Figure 11b shows the relationships between thickness change and the LNR retention of PF board exposed outdoors and soaked in water. The LNR retention decreased with increasing thickness change. Moreover, the LNR retention of PF board exposed outdoors was lower than that of PF board soaked in water. In board exposed outdoors, the deterioration of the edge was different from that of the center, with the former more prone to deteriorate than the latter. In particular, the former was also more prone to biodegrade.

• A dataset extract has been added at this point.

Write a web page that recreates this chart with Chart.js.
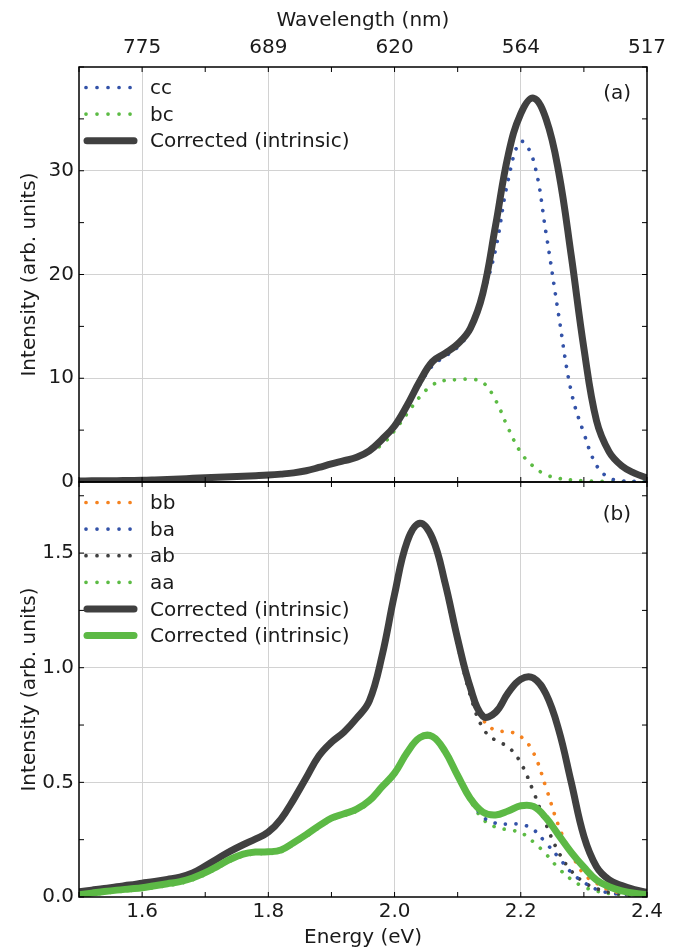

In compliance with ASTM, the LNR was conducted at the edge of the board and the NHPT was conducted at the center of the board [12]. The LNR of the board exposed outdoors was measured at the edge, whereas the NHPT of the board exposed outdoors was measured at the center (Fig. 2) [8]. Thus, the LNR of board exposed outdoors decreased more than that of board soaked in water. As for the basic properties, thickness change was shown to have a significant affect on nail joint properties. The high thickness change results in the collapse of the bonding points, which induces a decrease in bonding strength. The decreased strength of the bonding points causes a decrease in the strength of the nail joint properties.

Conclusions

The soaking time to reach the lower limit of NHPT of the PF board was 2 h at 100 °C, while it took 168 h to reach it at 70 °C. The soaking time to reach the lower limit of LNR of the PF board was 24 h at 100 °C, but it did not take 168 h at 70 °C to reach it. The lower limit of the nail joint properties of the MDI board was very high. For the PF board, there was a high correlation between nail joint properties and basic properties. The nail joint properties of the MDI board having high initial MOR and IB did not significantly decrease as a result of high-temperature water soaking. If nailed MDI boards were subjected to outdoor exposure, the nail joint properties would be retained owing to high initial MOR and IB.